Through some numeric fails by myself, this is the last sounds of the underground in the old form with Astronoid, Monoliths, Vukari & Void Omnia. After this, reviews will appear solo, just one band at the time.

Astronoid – Air
Blood Music 

source: bandcamp

Don’t confuse these guy with the heavy stoner/doom band from Sweden, this is a different kind of tune. Self described as a band playing dream thrash, Astronoid hails from Groveland in the United States, near the national parks in California. The group takes their inspiration from atmospheric groups like AlcestWindir and Jesu to create their very own sound. Lofty, open and warm it’s music to immerse in. The art work gives away and predetermines your experience slightly I believe. The air and wind swept rocks give something mountainous and wide to the music. Enough bumbling, lets dig in.

Fast paced with high notes and the occasional lofty bit of blast beats, the band reminds you in a way of Deafheaven with an emo singer on vocals (not in a negative way). Expressive, clean vocals that sound like they could be part of a Yellowcard song. It makes for a strangely accessible bit of music with a continuously soaring, high feeling to it. That actually gives quite some varied tunes, like the minimal start for the gentle intermezzo ‘Violence’, that feels like trickling sound, well dosed and reduced to a minimum to merely support the vocals. The next track offers a full on battery of bombastic music. But it never gets bombastic, it always remains a bit shoegazey, even reminding you of that Angels & Airwaves sound. I know, that might not sound complimentory, but its ment that way still. It’s a magical record, hard to place, but magical anyways.

Monoliths – Monoliths
Dry Cough Records 

source: bandcamp

Monoliths hails from Nothingham, therefor being from the proximity of whatever earth vein is the cause of all the heavy stuff coming from that part of the world. The band myth is that they started playing and the sound that come forth evolved in a most natural manner, it’s just what it is and played with full conviction without a plan and without premeditation. Remarkable fact is that James Plotkin took care of the mastering (known from Khanate and OLD). It says a lot about the qualities and strength of this young band.
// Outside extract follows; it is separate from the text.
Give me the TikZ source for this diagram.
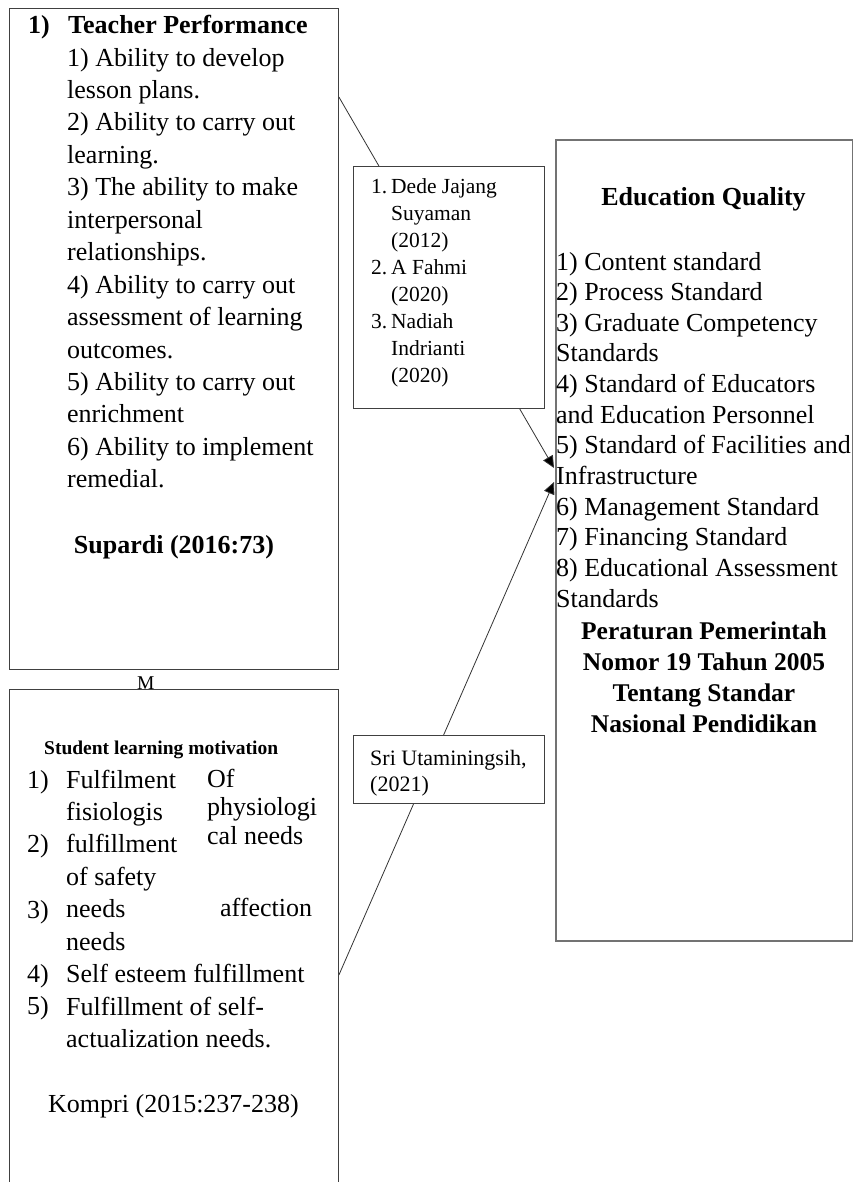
\documentclass[tikz,border=0pt]{standalone}
\usepackage{fontspec}
\setmainfont{Liberation Serif}
\usetikzlibrary{arrows.meta,calc,backgrounds}
\newcommand\fsBody{\fontsize{26bp}{32.45bp}\selectfont}
\newcommand\fsEdu{\fontsize{26bp}{30.64bp}\selectfont}
\newcommand\fsRef{\fontsize{21.5bp}{27.1bp}\selectfont}
\newcommand\fsSri{\fontsize{22bp}{26.5bp}\selectfont}
\newcommand\fsReg{\fontsize{25.5bp}{31.3bp}\selectfont\bfseries}
\tikzset{
  box/.style={draw=black!75, line width=0.9bp, fill=white, rectangle, inner sep=0pt, anchor=north west},
  eqbox/.style={box, draw=black!55, line width=1.6bp},
  txt/.style={inner sep=0pt, anchor=base west},
  ctxt/.style={inner sep=0pt, anchor=base},
  link/.style={draw=black!80, line width=0.8bp, -{Triangle[length=12bp,width=11bp,fill=black]}},
}
\begin{document}
\begin{tikzpicture}[x=1bp,y=-1bp]
\useasboundingbox (0,0) rectangle (853,1182);
\clip (0,0) rectangle (853,1182);
% boxes
\node[box, minimum width=329bp, minimum height=661bp] (A) at (9,8) {};
\node[box, minimum width=329bp, minimum height=520bp] (B) at (9,689) {};
\node[box, minimum width=191bp, minimum height=242bp] (C) at (353,166) {};
\node[box, minimum width=191bp, minimum height=68bp] (E) at (353,735) {};
\node[eqbox, minimum width=297bp, minimum height=801bp] (D) at (555,139) {};
% connectors
\coordinate (Aout) at ($(A.north east)+(0,89)$);
\coordinate (Bout) at ($(B.north east)+(0,286)$);
\coordinate (Din1) at ($(D.north west)+(-1,329)$);
\coordinate (Din2) at ($(D.north west)+(-1,343)$);
\begin{pgfonlayer}{background}
\draw[link] (Aout) -- (Din1);
\draw[link] (Bout) -- (Din2);
\end{pgfonlayer}
% Teacher performance
\node[txt] (Anum) at (28,33) {\fsBody\bfseries 1)};
\node[txt] (Ahead) at (68,33) {\fsBody\bfseries Teacher Performance};
\node[txt] (Alist) at (67,66) {\parbox[t]{270bp}{\raggedright\fsBody
1) Ability to develop\\
lesson plans.\\
2) Ability to carry out\\
learning.\\
3) The ability to make\\
interpersonal\\
relationships.\\
4) Ability to carry out\\
assessment of learning\\
outcomes.\\
5) Ability to carry out\\
enrichment\\
6) Ability to implement\\
remedial.}};
\node[ctxt] (Asrc) at (174,553) {\fsBody\bfseries Supardi (2016:73)};
% references box C
\node[txt] (Cn1) at (371,193) {\fsRef 1.};
\node[txt] (Cn2) at (371,274) {\fsRef 2.};
\node[txt] (Cn3) at (371,328) {\fsRef 3.};
\node[txt] (Clist) at (391,193) {\parbox[t]{150bp}{\raggedright\fsRef
Dede Jajang\\
Suyaman\\
(2012)\\
A Fahmi\\
(2020)\\
Nadiah\\
Indrianti\\
(2020)}};
% Education quality
\node[ctxt] (Dhead) at (703.5,205) {\fsBody\bfseries Education Quality};
\node[txt] (Dlist) at (556,270) {\parbox[t]{300bp}{\raggedright\fsEdu
1) Content standard\\
2) Process Standard\\
3) Graduate Competency\\
Standards\\
4) Standard of Educators\\
and Education Personnel\\
5) Standard of Facilities and\\
Infrastructure\\
6) Management Standard\\
7) Financing Standard\\
8) Educational Assessment\\
Standards}};
\node[ctxt] (Dsrc) at (704,639) {\parbox[t]{297bp}{\centering\fsReg
Peraturan Pemerintah\\
Nomor 19 Tahun 2005\\
Tentang Standar\\
Nasional Pendidikan}};
% Student learning motivation
\node[txt] (M) at (137,689) {\fontsize{19.5bp}{22bp}\selectfont M};
\node[txt] (Bhead) at (44,754) {\fontsize{19.5bp}{22bp}\selectfont\bfseries Student learning motivation};
\node[txt] (Bn1) at (27,788) {\fsBody 1)};
\node[txt] (Bn2) at (27,852) {\fsBody 2)};
\node[txt] (Bn3) at (27,918) {\fsBody 3)};
\node[txt] (Bn4) at (27,982) {\fsBody 4)};
\node[txt] (Bn5) at (27,1014) {\fsBody 5)};
\node[txt] (Blist) at (66,788) {\parbox[t]{270bp}{\raggedright\fsBody
Fulfilment\\
fisiologis\\
fulfillment\\
of safety\\
needs\\
needs\\
Self esteem fulfillment\\
Fulfillment of self-\\
actualization needs.}};
\node[txt] (Bright) at (207,787) {\parbox[t]{120bp}{\raggedright\fontsize{26bp}{28.5bp}\selectfont
Of\\
physiologi\\
cal needs}};
\node[txt] (Baff) at (220,916) {\fsBody affection};
\node[ctxt] (Bsrc) at (173.5,1112) {\fsBody Kompri (2015:237-238)};
% Sri Utaminingsih
\node[txt] (Etext) at (370,765) {\parbox[t]{170bp}{\raggedright\fsSri
Sri Utaminingsih,\\
(2021)}};
\end{tikzpicture}
\end{document}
To describe the music of these three musicians as monolithic would be the biggest understatement you could make. The collossal riffs are like a force of nature, smashing through everything with its might. Two tracks are presented, of which the first is ‘Perpetual Moon’. A scorching, distortion riddled session of gargantuan guitar work and earth shaking drums. It really is just riffs and pounding, endlessly all the way to the end times. ‘The Omnipresence of Emptiness’ is even more reminiscent of the high and mighty Sleep with its stretched out sound and meanderings. The hypnotic endless repetition is switched to a new speed at just the right time. It’s amazing to see how well the band manages to pull the right stuff out of their big wizard hats to sound menacing and dark. What an overwhelming debut.

Vukari – Divination
Bindrune Recordings

The band Vukari hails from Illinois’ Chicago and has been around for a few years. This is their second full length in their obscure and very own branch of black metal with dense atmospheres. The group likes adressing conceptual issues in their music, which is an interesting and fresh take on the genre. In the ranks we find plenty of musical experience. Most notably drummer Mike DeStefano, who has been working live with Abigail Williams. For the rest it’s a background in all sort of genres like deathcore (I Killed Everyone), thrash (Eternal Vomit) and stoner (Horseburner). All that seems to fade when this band is gathered to make their own sound.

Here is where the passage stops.